Ya muchas voces han salido, en medios y redes sociales, a denunciar lo inaceptable de este proceso. Es cierto que idealmente, los ciudadanos de una democracia deberían, con base en información confiable, participar en las decisiones que su sociedad tome en relación con temas científicos y tecnológicos. Pero también es cierto que es responsabilidad del gobierno, asesorado por expertos, y de nadie más, el tomar decisiones como las del nuevo aeropuerto.
(No quiero ni imaginar lo que pasaría, por ejemplo, si en la toma de decisiones políticas en temas que afectan a la sociedad y al ambiente, como por ejemplo la construcción de una nucleoeléctrica o una presa; la legalización del aborto o el matrimonio igualitario; la vacunación obligatoria de los infantes; la autorización de la siembra de o la experimentación con cultivos transgénicos; la educación laica y muchos otros asuntos, la responsabilidad se trasladara de gobernantes asesorados por expertos confiables a “el pueblo”, representado a través de consultas. Podríamos descender, como avizora el investigador Marcelino Cereijido, del CINVESTAV, a un “oscurantismo democrático”.)

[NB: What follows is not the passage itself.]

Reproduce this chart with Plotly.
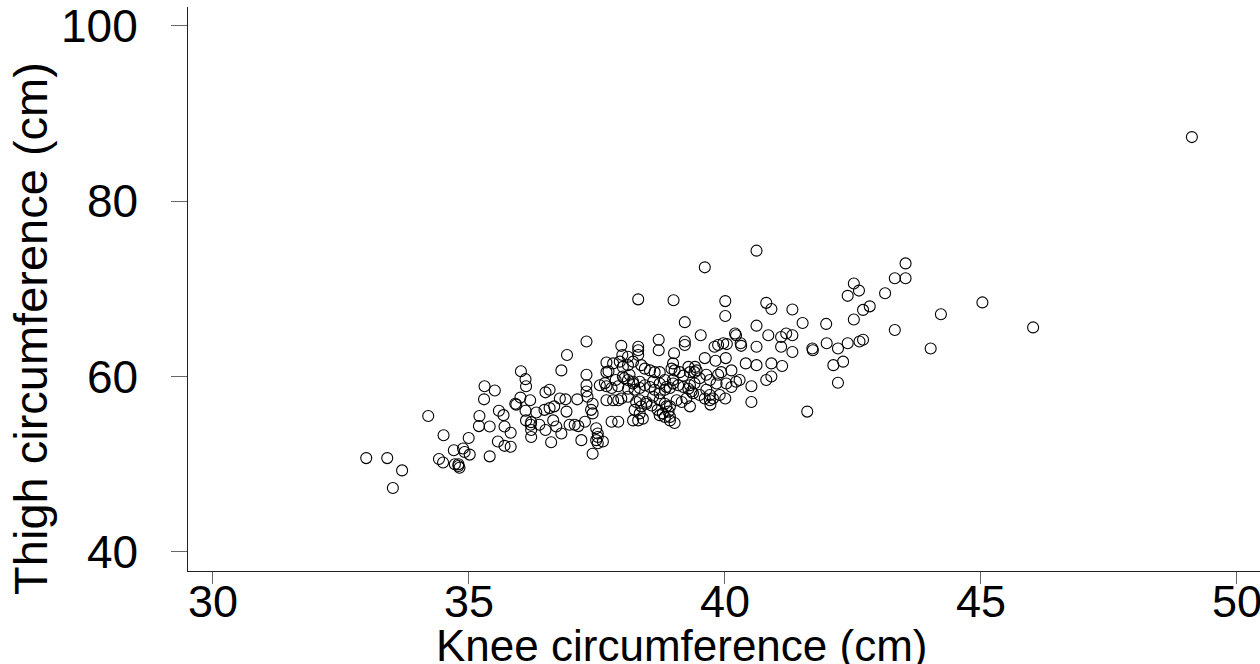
import plotly.graph_objects as go

# Knee and thigh circumference (cm) for each subject
knee_cm = [
    33.00, 33.41, 33.70, 33.52, 34.21, 34.51, 35.00, 34.71, 34.89, 34.92,
    35.02, 34.42, 34.50, 34.73, 34.80, 34.80, 34.82, 35.41, 35.31, 35.51,
    35.30, 35.21, 35.20, 35.41, 35.59, 35.68, 35.70, 35.57, 35.70, 35.82,
    35.82, 35.91, 35.93, 36.01,
    36.02, 36.11, 36.12, 36.50, 36.58, 36.20, 36.11, 36.32, 36.48, 36.12,
    36.22, 36.21, 36.22, 36.22, 36.50, 36.61, 36.38, 36.58, 36.67, 36.65,
    36.71, 36.81, 36.91, 36.97, 37.07, 37.20, 36.78, 36.89, 37.12, 36.92,
    36.81, 37.30, 37.14, 37.27,
    37.30, 37.30, 37.30, 37.32, 37.56, 37.66, 37.69, 37.73, 37.82, 37.95,
    37.69, 37.82, 37.92, 37.39, 37.42, 37.42, 37.79, 37.92, 37.49, 37.52,
    37.62, 37.49, 37.52, 37.42, 37.52, 37.98, 38.00, 38.11, 37.69, 38.01,
    38.11, 37.69, 37.79, 37.92, 37.87, 38.04, 38.14, 38.21, 38.01, 38.11,
    38.21, 38.11, 37.98, 38.11,
    38.31, 38.31, 38.31, 38.31, 38.71, 38.71, 38.21, 38.37, 38.44, 38.54,
    38.63, 38.73, 38.96, 38.99, 38.24, 38.34, 38.44, 38.54, 38.63, 38.73,
    38.83, 38.93, 38.34, 38.60, 38.73, 38.83, 38.86, 38.99, 38.99, 38.60,
    38.73, 38.83, 38.86, 38.90, 38.73, 38.83, 38.93, 39.02, 38.34, 38.47,
    38.57, 38.24, 38.34, 38.27, 38.37, 38.47, 38.69, 38.79, 38.40, 38.21,
    38.31, 38.93,
    39.00, 39.22, 39.53, 39.22, 39.22, 39.01, 39.61, 39.02, 39.12, 39.19,
    39.29, 39.42, 39.45, 39.41, 39.32, 39.51, 39.71, 39.84, 39.09, 39.19,
    39.29, 39.35, 39.32, 39.41, 39.38, 39.51, 39.61, 39.71, 39.72, 39.32,
    39.06, 39.16, 39.25, 38.93, 39.80, 39.87, 39.97, 39.61, 39.82, 39.64,
    39.87, 39.93, 39.64, 39.71, 39.90, 39.77,
    40.01, 40.01, 40.20, 40.22, 40.04, 40.02, 40.13, 40.03, 40.13, 40.22,
    40.29, 40.01, 40.62, 40.81, 40.91, 41.32, 41.52, 41.98, 40.62, 40.85,
    41.10, 41.20, 41.32, 40.31, 40.32, 40.62, 41.10, 41.32, 41.71, 41.72,
    41.99, 42.12, 42.31, 40.41, 40.62, 40.91, 41.12, 40.52, 40.81, 40.91,
    40.52, 41.61, 42.21, 42.21, 42.40, 42.63, 42.70, 42.52, 42.70, 42.83,
    42.40, 42.52, 42.62, 43.13, 43.32, 43.32, 43.53, 43.53, 44.02, 44.22,
    45.03, 46.02, 49.12,
]

thigh_cm = [
    50.7, 50.7, 49.3, 47.3, 55.5, 53.3, 53.0, 51.6, 51.8, 51.4,
    51.1, 50.6, 50.2, 50.0, 50.0, 49.8, 49.6, 50.9, 58.9, 58.4,
    57.4, 55.5, 54.35, 54.3, 56.1, 55.6, 54.3, 52.6, 52.1, 52.0,
    53.6, 56.9, 56.8, 57.6,
    60.6, 59.7, 58.9, 58.2, 58.5, 57.3, 56.1, 55.9, 56.2, 55.0,
    54.8, 54.5, 53.9, 53.1, 53.9, 52.5, 54.5, 56.4, 56.6, 55.0,
    54.3, 53.5, 56.0, 54.5, 54.5, 52.75, 57.5, 57.4, 57.4, 62.45,
    60.7, 64.0, 54.35, 54.85,
    58.3, 59.0, 60.2, 57.7, 59.0, 59.25, 58.9, 60.6, 61.5, 61.7,
    57.3, 57.3, 57.3, 56.2, 56.9, 55.8, 54.85, 54.85, 52.75, 52.4,
    52.6, 54.1, 53.5, 51.2, 53.1, 63.5, 62.45, 62.25, 60.5, 61.1,
    61.3, 61.6, 58.7, 58.9, 59.6, 59.8, 60.2, 59.4, 60.0, 59.6,
    59.2, 58.6, 57.5, 57.7,
    68.8, 63.4, 63.0, 62.45, 64.2, 63.0, 61.7, 61.3, 60.9, 60.7,
    60.5, 60.5, 60.9, 61.5, 58.5, 58.7, 59.0, 58.8, 58.5, 58.1,
    58.5, 58.7, 59.4, 59.4, 59.2, 59.6, 58.8, 59.2, 59.6, 57.7,
    57.3, 56.9, 56.6, 56.0, 55.6, 55.4, 55.4, 54.7, 57.3, 56.9,
    56.7, 56.2, 55.8, 57.1, 56.6, 57.1, 56.2, 55.8, 55.2, 55.0,
    55.0, 55.0,
    68.7, 66.2, 64.7, 64.0, 63.6, 62.65, 72.45, 60.7, 60.5, 60.1,
    61.1, 61.1, 60.7, 60.5, 60.5, 59.8, 59.6, 59.2, 59.0, 58.8,
    58.6, 58.3, 59.0, 59.2, 58.1, 57.9, 57.5, 57.3, 56.8, 56.6,
    57.3, 57.1, 57.5, 56.6, 63.4, 63.6, 63.8, 62.1, 61.8, 60.2,
    60.2, 60.5, 58.5, 57.9, 57.9, 57.5,
    68.6, 66.9, 64.9, 64.7, 63.7, 62.1, 60.7, 59.2, 58.8, 59.4,
    59.6, 57.5, 74.35, 68.4, 67.7, 67.65, 66.1, 66.0, 65.8, 64.7,
    64.5, 64.9, 64.7, 63.8, 63.5, 63.4, 63.4, 62.8, 63.2, 63.0,
    63.8, 61.3, 61.7, 61.5, 61.3, 61.5, 61.2, 58.9, 59.6, 60.0,
    57.1, 56.0, 59.3, 63.2, 63.8, 64.0, 64.2, 66.5, 67.6, 68.0,
    69.2, 70.6, 69.8, 69.5, 65.3, 71.2, 71.2, 72.9, 63.2, 67.1,
    68.45, 65.6, 87.3,
]

x_ticks = [30, 35, 40, 45, 50]
y_ticks = [40, 60, 80, 100]

FONT = "Liberation Sans, Arial, Helvetica, sans-serif"
TICK_SIZE = 45

fig = go.Figure(
    go.Scatter(
        x=knee_cm,
        y=thigh_cm,
        mode="markers",
        marker=dict(symbol="circle-open", size=11, color="black",
                    line=dict(width=1.1, color="black")),
        hoverinfo="x+y",
        showlegend=False,
    )
)

axis_common = dict(
    showgrid=False,
    zeroline=False,
    showline=True,
    linecolor="#222222",
    linewidth=1,
    ticks="outside",
    tickcolor="#666666",
    tickwidth=1,
    showticklabels=False,
)

# tick labels are placed as annotations so the outer ones may run to the edges
fig.update_xaxes(range=[29.52, 50.45], tickvals=x_ticks, ticklen=12, **axis_common)
fig.update_yaxes(range=[37.83, 102.13], tickvals=y_ticks, ticklen=16, **axis_common)

for v in x_ticks:
    fig.add_annotation(
        text=str(v),
        xref="x", yref="paper",
        x=v, y=-0.054,
        xanchor="center", yanchor="middle",
        showarrow=False,
        font=dict(family=FONT, size=TICK_SIZE, color="black"),
    )

for v in y_ticks:
    fig.add_annotation(
        text=str(v),
        xref="paper", yref="y",
        x=-0.045, y=v,
        xanchor="right", yanchor="middle",
        showarrow=False,
        font=dict(family=FONT, size=TICK_SIZE + 1, color="black"),
    )

fig.add_annotation(
    text="Knee circumference (cm)",
    xref="paper", yref="paper",
    x=0.46, y=-0.132,
    xanchor="center", yanchor="middle",
    showarrow=False,
    font=dict(family=FONT, size=44, color="black"),
)
fig.add_annotation(
    text="Thigh circumference (cm)",
    xref="paper", yref="paper",
    x=-0.147, y=0.43,
    xanchor="center", yanchor="middle",
    textangle=-90,
    showarrow=False,
    font=dict(family=FONT, size=47, color="black"),
)

fig.update_layout(
    width=1260,
    height=664,
    margin=dict(l=188, r=0, t=7, b=93),
    paper_bgcolor="white",
    plot_bgcolor="white",
)

fig.write_html("out.html")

Pareciera que la visión de la democracia que tiene el presidente electo es la de un niño de primaria. Pero no hay que olvidar, tampoco, que ese tipo de “consultas populares”, de las que nadie puede garantizar su integridad, y que por su propia naturaleza son fácilmente manipulables, son uno de los mecanismos que los gobiernos autoritarios han usado para legitimizar las decisiones que buscan imponer. Ya hay quien señala que otras decisiones que el futuro gobierno ve con beneplácito, como la propia “descentralización” de las secretarías de estado, o la construcción del “tren maya”, no serán, al parecer, sometidas a consulta. ¿Doble rasero?
La decisión sobre el aeropuerto, y cualquier otra donde la ciencia y la técnica tengan algo que decir, deben tomarse con base en el conocimiento de los mejores expertos disponibles. Pretender someterlas a tramposas “consultas populares” no es más que demagogia propia, sí, de gobiernos populistas.